How are Student Loans Different?

Quick Summary

Essentially, student loans are designed to make education more accessible and affordable, offering features and terms that are tailored to the circumstances that students face. While other types of loans might be more more flexible,  they are not designed for financing education.

Student Loans

What are the Benefits of Taking Out Student Loans?

Taking out student loans to help finance your higher education helps you:

  • Afford a cost-prohibitive education: Higher education can be very expensive, and student loans make it possible for many individuals to attend college or university who otherwise couldn't afford it.
  • Access funding no matter your credit history: Federal student loans, in particular, are often available to students regardless of their credit history, as eligibility is typically based on financial need and enrollment status.
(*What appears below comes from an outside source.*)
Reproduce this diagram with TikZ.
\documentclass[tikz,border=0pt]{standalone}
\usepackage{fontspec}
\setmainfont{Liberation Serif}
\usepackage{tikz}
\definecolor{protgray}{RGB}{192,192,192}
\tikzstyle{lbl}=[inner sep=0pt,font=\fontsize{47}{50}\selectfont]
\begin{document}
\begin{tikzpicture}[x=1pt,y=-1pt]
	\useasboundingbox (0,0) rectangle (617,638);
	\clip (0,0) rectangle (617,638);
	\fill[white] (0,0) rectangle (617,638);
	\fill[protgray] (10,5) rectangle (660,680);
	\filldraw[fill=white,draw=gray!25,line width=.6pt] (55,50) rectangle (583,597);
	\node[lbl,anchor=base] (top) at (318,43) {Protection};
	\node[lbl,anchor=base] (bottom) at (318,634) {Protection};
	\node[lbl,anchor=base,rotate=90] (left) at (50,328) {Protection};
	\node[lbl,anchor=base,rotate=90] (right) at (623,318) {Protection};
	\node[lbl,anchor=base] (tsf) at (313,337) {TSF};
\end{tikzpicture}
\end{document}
This is a significant advantage for young people just starting out.
  • Receive lower interest rates than other financing options: Compared to options like credit cards or some personal loans, student loans, especially federal ones, often have more favorable interest rates, which can save borrowers a substantial amount over the life ofthe loan.
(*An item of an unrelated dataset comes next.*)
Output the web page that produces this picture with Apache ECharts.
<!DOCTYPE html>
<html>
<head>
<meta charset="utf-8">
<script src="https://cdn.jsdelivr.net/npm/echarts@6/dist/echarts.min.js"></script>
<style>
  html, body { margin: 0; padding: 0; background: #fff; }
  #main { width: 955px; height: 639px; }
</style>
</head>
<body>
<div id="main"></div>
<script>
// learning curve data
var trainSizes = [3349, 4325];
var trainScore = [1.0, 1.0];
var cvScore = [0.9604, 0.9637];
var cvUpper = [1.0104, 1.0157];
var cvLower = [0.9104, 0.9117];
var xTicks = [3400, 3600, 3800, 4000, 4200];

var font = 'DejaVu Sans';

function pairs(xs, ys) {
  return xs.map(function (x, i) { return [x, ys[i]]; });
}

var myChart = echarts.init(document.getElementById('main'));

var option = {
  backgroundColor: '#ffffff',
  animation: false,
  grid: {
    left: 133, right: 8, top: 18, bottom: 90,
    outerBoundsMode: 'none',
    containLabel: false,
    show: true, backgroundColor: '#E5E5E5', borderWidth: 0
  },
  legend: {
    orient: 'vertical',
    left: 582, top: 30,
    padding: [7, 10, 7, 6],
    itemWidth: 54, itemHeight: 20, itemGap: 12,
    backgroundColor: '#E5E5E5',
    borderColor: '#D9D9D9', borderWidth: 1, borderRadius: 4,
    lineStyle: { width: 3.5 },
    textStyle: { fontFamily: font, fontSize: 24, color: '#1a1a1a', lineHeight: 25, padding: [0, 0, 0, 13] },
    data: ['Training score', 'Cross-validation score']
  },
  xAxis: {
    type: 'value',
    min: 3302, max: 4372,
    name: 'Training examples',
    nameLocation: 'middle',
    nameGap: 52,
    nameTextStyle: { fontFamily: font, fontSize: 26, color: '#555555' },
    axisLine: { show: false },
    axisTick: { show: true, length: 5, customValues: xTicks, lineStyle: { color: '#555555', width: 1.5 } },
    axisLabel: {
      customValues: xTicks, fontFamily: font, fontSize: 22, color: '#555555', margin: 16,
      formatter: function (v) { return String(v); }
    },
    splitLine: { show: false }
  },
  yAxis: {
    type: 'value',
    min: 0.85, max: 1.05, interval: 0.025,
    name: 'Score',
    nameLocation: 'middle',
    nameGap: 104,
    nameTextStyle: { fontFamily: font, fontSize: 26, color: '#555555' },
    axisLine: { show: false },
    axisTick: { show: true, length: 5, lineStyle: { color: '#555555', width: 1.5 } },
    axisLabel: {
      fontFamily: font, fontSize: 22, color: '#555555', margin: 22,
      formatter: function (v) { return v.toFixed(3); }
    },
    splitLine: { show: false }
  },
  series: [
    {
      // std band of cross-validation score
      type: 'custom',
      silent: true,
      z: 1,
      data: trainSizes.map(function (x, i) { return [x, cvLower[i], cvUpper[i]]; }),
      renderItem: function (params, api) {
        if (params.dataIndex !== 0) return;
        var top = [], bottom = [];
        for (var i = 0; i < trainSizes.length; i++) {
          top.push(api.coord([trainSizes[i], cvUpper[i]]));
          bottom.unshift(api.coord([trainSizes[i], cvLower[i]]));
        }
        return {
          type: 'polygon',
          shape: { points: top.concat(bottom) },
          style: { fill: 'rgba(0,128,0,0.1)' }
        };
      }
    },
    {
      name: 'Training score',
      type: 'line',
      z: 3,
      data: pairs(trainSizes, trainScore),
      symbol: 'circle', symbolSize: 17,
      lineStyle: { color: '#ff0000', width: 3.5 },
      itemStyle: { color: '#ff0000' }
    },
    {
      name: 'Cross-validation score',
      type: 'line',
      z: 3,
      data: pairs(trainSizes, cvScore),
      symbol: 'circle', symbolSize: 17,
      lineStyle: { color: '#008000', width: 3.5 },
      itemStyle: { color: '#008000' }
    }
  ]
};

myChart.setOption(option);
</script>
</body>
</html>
What are the Federal Student Loans?

Federal Student Loans are loans where the student borrows money from the government.
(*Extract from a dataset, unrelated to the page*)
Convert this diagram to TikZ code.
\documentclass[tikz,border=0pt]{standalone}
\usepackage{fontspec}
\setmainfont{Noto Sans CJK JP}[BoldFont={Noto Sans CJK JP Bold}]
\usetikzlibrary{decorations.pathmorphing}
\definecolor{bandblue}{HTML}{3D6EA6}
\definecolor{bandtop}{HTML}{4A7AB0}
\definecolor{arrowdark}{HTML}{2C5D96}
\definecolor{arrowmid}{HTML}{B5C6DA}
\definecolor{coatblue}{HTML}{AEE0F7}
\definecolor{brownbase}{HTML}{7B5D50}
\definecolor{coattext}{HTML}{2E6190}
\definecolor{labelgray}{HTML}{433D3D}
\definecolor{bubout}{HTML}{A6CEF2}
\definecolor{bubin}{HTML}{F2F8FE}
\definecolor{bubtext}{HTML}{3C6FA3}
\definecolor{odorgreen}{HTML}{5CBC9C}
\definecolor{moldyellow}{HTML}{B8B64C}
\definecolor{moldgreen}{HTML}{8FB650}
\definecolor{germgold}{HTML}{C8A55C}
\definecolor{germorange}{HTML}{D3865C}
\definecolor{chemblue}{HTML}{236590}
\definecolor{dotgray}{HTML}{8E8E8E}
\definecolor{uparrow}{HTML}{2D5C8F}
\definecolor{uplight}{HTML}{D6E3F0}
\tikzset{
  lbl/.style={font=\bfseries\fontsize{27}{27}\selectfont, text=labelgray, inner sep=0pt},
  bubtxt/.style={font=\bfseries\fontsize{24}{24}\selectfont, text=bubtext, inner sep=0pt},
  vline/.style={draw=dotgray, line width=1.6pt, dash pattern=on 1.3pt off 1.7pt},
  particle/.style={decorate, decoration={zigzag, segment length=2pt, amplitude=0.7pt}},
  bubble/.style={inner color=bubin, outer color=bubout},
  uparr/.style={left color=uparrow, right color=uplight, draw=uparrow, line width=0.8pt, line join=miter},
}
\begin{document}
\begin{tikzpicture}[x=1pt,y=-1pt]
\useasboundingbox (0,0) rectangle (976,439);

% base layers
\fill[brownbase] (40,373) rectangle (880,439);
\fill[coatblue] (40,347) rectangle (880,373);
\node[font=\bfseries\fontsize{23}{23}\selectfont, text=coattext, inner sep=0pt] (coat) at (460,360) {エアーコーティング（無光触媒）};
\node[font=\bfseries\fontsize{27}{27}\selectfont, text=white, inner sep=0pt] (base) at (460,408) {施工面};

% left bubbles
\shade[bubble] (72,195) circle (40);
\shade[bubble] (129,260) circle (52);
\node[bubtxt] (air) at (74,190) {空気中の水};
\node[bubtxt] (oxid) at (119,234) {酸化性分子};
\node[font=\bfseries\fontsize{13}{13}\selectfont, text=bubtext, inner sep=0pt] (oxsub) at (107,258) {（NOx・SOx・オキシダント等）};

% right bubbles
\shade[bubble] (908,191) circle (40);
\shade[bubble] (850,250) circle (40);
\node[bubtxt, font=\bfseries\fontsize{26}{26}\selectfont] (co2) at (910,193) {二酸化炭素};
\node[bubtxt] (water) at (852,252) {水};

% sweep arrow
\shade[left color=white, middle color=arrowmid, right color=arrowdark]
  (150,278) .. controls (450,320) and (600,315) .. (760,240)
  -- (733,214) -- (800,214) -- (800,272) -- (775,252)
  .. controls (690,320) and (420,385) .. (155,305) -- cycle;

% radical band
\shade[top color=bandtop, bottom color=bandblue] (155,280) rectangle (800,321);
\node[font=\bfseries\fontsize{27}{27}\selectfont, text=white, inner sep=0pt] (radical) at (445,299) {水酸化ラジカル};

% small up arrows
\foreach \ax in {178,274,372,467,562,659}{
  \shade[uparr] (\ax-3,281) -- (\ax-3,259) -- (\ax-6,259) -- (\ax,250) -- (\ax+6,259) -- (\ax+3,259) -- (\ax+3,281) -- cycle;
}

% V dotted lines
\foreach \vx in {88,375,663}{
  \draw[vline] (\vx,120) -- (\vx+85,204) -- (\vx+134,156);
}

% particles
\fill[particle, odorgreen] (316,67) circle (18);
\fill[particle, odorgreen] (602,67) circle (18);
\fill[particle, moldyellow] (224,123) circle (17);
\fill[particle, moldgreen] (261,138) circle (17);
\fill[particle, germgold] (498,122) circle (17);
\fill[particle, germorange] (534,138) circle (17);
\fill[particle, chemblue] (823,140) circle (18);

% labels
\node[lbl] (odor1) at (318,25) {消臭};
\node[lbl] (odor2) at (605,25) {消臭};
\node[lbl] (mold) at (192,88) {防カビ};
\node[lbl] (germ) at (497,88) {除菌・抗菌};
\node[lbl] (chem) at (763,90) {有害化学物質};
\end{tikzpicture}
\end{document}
  • Federal student loans often have flexible repayment options: The U.S. Department of Education offers various repayment plans for federal student loans, including income-driven plans that adjust your monthly payment based on your income and family size. There are alsooptions for deferment and forbearance in certain situations.
  • Some federal loan programs offer loan forgiveness for public service: Programs like Public Service Loan Forgiveness (PSLF) can discharge the remaining balance on federal student loans after a borrower has worked for a qualifying employer for a certain period and made qualifying payments. Student loans that are forgiven under PLSF are Federal Tax free. While  borrowers don’t pay taxes to the federal government on those loans they might still have to pay state and local taxes.
  • Interest paid may be tax deductible: In some cases, the interest you pay on student loans may be tax deductible, which can help reduce your overall tax burden.

What are the Downsides of Taking Out Student Loans?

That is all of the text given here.